Star Wars: The Clone Wars
See review. Various Theaters
Streets of Fire
Walter Hill's action/romance/musical from 1984. Laurelhurst Theater.
>In between babysitting her father, 12-year-old Molly (Madeline Carroll) obsesses over civics and the "social contract" of voting, and waxes on about democracy and the government taking care of people. (She puts those earnest Obama canvassers who've been knocking on your door to shame.) Her biggest dream? For her father, Bud (Kevin Costner), to vote in the presidential election. Shockingly, he drinks his way through election night. But thanks to a stunt by Molly, Bud's ballot ends up being the highly improbably deciding vote in the presidential race. The two are thrust into the political spotlight, and are wined and dined by the candidates and the press, as Bud decides how he'll cast his replacement ballot. If this were a typical film with an up-and-coming child actor, earnest Molly would be the supremely annoying, overacted, precious character. But Costner plays that part in this movie—he's good, but his character is obnoxious. Meanwhile, Carroll is great as a dry-yet-sweet Molly, saving an otherwise average and predictable film. You can't help but get wrapped up in her idealism, and she might even convince you that your vote counts. AMY J. RUIZ Various Theaters
Tell No One
Eight years after losing his wife in the woods to a mysterious serial killer (no, not Jason Vorhees), a still-grieving pediatrician begins to receive emails hinting that the tragedy might not be as random as originally thought. Adapting a novel by US airport bookstore staple Harlen Coben, writer/director Guillaume Canet's confident, almost irritatingly taut thriller wastes no time in cranking the paranoia up to eleven. The sheer amount of red herrings can be difficult to wade through at times, but Canet's sense of style makes even the more head-scratching moments enjoyable. A gratifyingly nasty whodunit with a healthy sense of its own absurdities. ANDREW WRIGHT Fox Tower 10
This, the fourth film in the 007 series, is arguably the quintessential Bond. Perhaps the best part of the film, however, comes seven minutes in, with Tom Jones' unbelievable title music: "They calllll him the winnerrr who takes alllllll," Jones belts out over the brass section. Then he strikes like Thuuhunnnderbaalllllllll. Makes me quiver, every time. MATT DAVIS The Press Club.

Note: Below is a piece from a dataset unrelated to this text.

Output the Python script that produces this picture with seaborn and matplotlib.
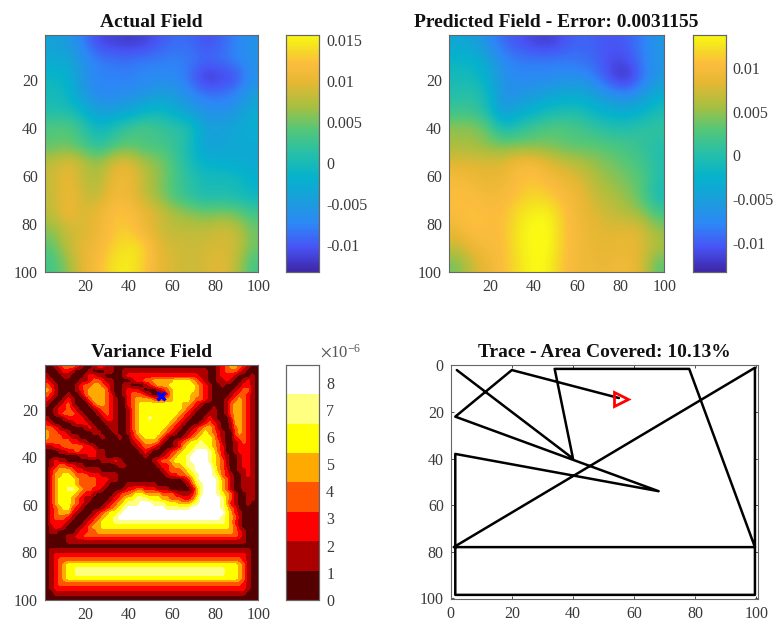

See review. Various Theaters
The Wackness follows Luke (Josh Peck), a slack-jawed drug dealer who spends his summer days pushing an ice cream cart full of marijuana through Central Park, trading weed for medical advice from psychiatrist Dr. Squires (Ben Kingsley) and befriending Squires' fetching stepdaughter, Stephanie (Olivia Thirlby). Jonathan Levine, the writer/director of The Wackness, graduated from high school in 1994, the same year his film is set. Based on the writing here—smart and evocative when focusing on teenagers, histrionic and clichéd when the grownups get involved—Levine should wait until he's actually lived through middle age before he tries to write about it. ALISON HALLETT Fox Tower 10, Hollywood Theatre.